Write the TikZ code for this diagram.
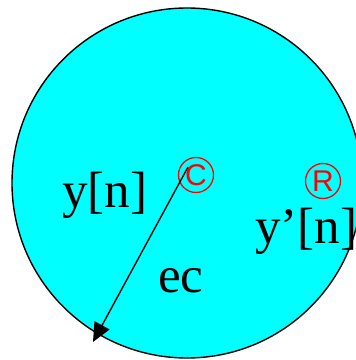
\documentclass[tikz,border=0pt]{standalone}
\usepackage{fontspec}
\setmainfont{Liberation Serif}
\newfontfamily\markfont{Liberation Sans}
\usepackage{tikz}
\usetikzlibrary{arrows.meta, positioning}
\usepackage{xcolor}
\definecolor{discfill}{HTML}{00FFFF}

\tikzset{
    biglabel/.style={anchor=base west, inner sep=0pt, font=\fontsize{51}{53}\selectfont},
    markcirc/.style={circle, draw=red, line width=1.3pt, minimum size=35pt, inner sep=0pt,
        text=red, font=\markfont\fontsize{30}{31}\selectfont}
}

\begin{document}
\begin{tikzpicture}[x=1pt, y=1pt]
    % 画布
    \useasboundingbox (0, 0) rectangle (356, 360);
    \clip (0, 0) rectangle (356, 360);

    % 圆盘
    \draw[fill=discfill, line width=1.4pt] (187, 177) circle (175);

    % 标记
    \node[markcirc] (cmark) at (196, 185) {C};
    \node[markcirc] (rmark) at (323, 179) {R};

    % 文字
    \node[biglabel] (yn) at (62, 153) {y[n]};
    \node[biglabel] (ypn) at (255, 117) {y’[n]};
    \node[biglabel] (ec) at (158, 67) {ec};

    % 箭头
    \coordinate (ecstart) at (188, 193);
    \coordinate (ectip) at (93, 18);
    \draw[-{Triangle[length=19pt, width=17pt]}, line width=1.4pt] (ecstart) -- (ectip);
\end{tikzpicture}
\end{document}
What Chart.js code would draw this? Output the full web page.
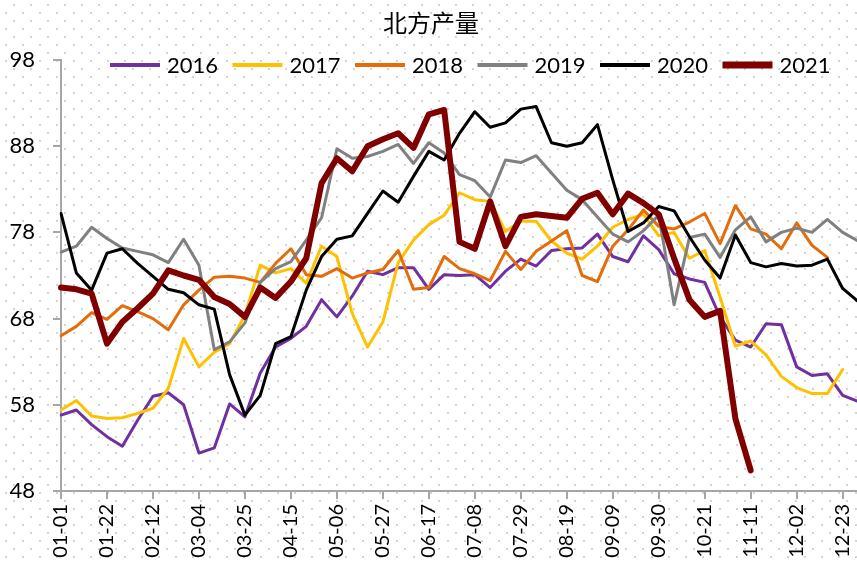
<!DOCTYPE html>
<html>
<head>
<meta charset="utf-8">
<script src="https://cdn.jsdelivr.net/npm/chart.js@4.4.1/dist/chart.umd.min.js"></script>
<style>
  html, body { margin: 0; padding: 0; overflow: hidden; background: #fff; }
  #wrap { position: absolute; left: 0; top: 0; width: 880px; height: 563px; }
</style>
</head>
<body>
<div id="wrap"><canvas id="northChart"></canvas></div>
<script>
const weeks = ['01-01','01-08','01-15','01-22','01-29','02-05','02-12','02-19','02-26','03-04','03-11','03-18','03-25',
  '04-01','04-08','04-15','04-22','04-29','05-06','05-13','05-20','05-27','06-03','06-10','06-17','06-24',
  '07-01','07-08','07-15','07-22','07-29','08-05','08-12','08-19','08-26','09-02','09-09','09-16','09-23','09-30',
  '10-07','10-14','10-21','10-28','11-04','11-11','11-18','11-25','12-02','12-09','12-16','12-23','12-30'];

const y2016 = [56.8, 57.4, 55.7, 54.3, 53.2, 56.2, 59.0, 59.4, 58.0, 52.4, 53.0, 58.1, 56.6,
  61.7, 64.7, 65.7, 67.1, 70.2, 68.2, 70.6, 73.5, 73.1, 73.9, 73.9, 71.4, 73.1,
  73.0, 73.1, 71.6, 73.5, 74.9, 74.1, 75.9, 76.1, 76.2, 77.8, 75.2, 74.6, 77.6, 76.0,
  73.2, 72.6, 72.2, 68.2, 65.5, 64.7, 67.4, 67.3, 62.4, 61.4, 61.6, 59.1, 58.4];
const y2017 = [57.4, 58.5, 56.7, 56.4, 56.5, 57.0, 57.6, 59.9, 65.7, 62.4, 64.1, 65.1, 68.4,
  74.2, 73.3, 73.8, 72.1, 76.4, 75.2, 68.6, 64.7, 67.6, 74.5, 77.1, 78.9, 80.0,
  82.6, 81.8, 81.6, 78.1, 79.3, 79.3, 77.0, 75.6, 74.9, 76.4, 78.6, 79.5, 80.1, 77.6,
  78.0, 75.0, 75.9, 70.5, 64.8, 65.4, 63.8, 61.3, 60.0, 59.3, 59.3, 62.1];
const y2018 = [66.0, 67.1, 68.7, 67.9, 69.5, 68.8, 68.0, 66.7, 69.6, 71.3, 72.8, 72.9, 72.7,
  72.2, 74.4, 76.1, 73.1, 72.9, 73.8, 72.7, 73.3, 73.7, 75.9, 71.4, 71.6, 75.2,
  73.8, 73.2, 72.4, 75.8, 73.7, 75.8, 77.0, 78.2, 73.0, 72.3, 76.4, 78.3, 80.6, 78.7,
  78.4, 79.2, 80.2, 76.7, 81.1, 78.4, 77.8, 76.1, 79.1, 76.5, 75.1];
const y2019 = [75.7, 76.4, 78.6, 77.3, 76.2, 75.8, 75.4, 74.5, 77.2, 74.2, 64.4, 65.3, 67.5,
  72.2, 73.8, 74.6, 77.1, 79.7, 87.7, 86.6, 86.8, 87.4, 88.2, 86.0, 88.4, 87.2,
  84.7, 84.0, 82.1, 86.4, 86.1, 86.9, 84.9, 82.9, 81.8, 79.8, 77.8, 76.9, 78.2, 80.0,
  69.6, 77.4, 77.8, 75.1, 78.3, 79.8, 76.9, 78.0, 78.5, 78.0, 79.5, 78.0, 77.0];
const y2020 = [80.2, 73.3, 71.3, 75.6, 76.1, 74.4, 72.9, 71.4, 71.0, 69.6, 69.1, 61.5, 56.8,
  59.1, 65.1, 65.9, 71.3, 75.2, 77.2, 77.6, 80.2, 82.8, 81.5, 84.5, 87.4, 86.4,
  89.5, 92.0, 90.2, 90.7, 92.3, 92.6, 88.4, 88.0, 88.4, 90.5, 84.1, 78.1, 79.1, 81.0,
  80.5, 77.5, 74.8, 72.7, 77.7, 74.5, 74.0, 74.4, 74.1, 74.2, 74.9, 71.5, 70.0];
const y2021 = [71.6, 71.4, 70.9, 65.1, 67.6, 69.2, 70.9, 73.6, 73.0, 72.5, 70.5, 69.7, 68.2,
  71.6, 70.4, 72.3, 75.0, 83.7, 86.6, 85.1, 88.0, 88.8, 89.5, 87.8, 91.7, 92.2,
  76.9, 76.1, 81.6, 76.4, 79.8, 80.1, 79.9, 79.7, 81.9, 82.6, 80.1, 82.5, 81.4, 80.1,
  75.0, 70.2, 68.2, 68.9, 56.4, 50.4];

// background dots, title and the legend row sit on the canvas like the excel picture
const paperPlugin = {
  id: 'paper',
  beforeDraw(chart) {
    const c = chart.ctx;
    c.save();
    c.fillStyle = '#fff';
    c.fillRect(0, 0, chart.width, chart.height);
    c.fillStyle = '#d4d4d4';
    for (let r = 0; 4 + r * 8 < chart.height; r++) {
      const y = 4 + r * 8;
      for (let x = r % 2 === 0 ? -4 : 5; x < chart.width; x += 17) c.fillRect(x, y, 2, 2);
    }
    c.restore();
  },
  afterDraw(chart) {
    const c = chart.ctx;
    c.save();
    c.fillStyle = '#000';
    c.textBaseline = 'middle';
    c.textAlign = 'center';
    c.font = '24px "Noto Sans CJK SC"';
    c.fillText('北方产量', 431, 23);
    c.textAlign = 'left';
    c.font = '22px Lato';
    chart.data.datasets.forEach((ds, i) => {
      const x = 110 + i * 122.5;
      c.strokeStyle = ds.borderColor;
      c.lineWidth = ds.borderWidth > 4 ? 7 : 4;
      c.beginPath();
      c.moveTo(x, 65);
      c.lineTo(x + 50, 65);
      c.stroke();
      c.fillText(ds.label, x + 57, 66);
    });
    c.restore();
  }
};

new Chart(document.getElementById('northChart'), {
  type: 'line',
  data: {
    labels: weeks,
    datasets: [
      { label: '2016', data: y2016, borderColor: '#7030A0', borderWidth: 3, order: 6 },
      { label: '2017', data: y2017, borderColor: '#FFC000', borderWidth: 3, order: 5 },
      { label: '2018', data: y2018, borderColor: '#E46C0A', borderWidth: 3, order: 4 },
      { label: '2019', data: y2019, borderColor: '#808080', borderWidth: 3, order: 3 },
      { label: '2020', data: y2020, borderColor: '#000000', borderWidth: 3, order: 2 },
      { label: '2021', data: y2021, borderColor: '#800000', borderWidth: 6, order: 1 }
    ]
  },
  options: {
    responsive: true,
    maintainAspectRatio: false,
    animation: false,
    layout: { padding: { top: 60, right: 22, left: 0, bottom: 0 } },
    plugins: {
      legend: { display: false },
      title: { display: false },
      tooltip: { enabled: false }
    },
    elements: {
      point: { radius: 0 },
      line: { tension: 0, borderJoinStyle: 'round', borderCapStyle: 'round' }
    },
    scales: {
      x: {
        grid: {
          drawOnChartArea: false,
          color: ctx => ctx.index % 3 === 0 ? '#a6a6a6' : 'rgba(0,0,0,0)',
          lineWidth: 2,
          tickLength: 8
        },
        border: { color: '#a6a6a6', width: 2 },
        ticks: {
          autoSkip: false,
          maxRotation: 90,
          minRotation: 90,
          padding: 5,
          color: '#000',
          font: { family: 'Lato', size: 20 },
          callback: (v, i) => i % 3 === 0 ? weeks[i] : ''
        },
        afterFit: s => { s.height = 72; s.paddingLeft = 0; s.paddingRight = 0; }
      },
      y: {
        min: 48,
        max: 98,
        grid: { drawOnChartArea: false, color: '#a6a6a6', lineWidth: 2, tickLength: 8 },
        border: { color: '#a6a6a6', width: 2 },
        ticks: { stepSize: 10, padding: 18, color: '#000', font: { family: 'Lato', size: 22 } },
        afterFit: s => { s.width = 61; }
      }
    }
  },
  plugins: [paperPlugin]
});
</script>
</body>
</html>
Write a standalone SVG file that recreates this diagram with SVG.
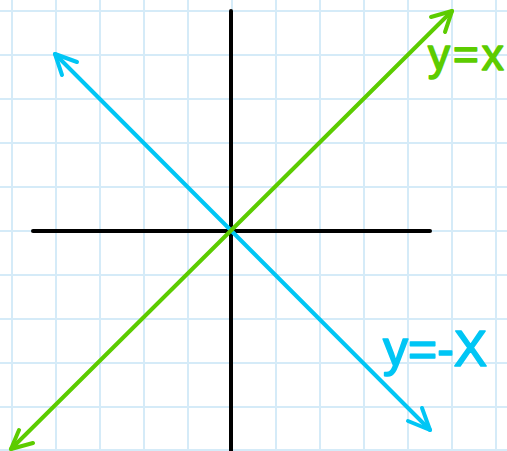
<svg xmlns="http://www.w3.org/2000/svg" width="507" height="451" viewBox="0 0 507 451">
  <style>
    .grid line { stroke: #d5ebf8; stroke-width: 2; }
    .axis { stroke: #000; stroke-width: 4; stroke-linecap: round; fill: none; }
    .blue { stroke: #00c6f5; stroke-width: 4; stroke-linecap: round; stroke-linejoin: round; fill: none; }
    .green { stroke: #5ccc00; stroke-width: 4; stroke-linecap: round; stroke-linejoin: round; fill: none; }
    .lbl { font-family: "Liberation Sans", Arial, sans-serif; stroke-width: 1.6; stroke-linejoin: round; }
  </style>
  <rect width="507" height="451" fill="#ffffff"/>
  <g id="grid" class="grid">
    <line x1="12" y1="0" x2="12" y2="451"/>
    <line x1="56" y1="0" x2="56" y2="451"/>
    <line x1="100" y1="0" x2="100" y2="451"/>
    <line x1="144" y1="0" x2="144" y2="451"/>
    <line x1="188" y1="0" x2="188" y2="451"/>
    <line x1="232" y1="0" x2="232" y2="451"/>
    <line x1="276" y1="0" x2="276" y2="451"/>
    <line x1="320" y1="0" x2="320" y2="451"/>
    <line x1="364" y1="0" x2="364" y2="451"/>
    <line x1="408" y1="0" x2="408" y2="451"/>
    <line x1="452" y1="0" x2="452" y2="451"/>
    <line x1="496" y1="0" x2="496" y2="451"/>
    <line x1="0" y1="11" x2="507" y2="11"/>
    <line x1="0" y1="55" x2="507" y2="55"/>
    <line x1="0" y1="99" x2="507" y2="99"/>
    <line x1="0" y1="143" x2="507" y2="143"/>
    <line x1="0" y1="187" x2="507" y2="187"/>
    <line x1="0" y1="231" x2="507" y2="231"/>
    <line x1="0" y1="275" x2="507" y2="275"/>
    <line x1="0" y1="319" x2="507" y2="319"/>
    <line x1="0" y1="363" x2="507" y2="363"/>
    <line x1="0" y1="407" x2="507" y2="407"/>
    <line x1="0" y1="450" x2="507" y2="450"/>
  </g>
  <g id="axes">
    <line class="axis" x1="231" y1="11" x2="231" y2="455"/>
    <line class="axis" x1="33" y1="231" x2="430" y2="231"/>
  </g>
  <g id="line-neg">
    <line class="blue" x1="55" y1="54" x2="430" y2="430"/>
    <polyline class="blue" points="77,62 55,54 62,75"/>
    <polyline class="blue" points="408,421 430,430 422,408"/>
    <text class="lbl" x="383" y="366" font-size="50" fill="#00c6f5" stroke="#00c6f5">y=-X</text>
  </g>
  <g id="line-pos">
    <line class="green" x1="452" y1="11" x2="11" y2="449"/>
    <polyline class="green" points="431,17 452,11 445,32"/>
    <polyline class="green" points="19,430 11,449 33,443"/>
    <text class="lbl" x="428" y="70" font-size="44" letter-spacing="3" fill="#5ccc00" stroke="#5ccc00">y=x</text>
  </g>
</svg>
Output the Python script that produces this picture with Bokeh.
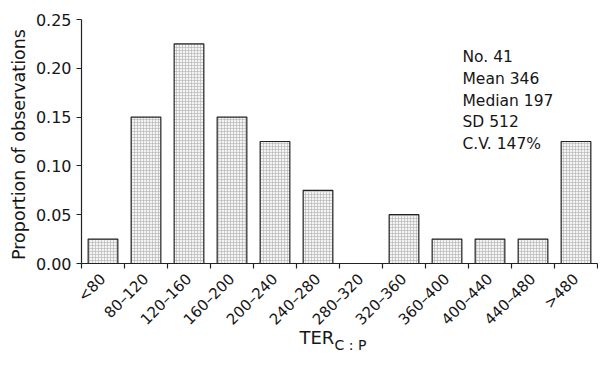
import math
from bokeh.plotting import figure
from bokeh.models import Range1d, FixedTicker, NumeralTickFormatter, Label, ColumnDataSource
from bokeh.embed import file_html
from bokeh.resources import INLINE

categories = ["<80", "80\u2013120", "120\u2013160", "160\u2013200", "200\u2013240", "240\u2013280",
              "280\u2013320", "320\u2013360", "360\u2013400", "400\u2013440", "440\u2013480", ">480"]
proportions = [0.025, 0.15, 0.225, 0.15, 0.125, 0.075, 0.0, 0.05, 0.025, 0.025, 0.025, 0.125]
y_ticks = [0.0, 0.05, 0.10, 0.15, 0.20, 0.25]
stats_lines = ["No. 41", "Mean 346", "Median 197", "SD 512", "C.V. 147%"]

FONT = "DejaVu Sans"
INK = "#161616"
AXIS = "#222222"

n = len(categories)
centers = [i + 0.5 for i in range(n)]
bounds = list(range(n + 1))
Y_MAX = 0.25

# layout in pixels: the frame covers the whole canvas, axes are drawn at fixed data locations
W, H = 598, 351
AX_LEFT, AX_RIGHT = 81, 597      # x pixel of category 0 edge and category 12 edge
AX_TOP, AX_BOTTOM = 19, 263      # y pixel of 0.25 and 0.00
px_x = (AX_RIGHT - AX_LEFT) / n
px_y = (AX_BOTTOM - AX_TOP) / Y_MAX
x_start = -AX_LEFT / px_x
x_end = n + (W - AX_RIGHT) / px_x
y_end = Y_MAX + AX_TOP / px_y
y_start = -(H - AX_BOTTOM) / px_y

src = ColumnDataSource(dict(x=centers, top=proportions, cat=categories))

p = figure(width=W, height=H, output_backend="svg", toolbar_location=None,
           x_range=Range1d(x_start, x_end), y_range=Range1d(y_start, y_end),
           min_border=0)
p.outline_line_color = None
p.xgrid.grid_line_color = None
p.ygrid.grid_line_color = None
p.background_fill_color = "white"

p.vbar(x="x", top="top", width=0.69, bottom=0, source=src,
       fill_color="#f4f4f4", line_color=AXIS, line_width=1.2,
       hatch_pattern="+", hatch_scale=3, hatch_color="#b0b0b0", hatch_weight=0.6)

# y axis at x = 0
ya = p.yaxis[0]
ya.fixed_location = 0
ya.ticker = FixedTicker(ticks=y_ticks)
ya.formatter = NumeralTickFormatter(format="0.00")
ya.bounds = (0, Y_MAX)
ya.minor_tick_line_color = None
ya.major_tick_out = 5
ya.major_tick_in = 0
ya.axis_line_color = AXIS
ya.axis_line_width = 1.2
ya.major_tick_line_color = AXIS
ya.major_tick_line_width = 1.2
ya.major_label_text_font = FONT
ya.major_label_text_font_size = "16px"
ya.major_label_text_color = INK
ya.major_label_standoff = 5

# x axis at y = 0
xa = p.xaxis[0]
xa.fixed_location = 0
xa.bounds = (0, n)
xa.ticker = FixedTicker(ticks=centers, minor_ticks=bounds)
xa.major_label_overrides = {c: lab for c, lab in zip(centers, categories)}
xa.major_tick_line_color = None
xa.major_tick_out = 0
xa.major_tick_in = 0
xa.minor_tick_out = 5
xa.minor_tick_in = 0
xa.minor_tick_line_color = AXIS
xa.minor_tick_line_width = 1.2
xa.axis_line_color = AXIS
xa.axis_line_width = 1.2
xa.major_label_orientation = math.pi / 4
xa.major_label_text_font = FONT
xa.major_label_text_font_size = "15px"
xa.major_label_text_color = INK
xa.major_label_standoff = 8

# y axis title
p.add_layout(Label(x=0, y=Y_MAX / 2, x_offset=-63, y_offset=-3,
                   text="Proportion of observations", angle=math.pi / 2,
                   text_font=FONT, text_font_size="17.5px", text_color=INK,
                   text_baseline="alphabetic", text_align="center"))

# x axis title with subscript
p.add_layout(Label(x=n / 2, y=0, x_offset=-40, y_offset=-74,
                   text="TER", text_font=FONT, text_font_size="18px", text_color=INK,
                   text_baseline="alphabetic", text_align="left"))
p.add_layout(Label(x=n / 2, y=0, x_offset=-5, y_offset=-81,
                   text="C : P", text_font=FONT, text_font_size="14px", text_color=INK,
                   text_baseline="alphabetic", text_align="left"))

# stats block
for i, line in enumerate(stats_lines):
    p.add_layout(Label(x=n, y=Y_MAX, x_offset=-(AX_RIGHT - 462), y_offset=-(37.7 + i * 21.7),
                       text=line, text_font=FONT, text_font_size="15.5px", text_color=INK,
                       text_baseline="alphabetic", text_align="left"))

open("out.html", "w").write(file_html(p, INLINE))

**TASK TO CARRY OUT:** Return each line in the records that holds the string "diagram".

**CORRECT OUTPUT:**
Write the TikZ code for this diagram.
Write a standalone SVG file that recreates this diagram with SVG.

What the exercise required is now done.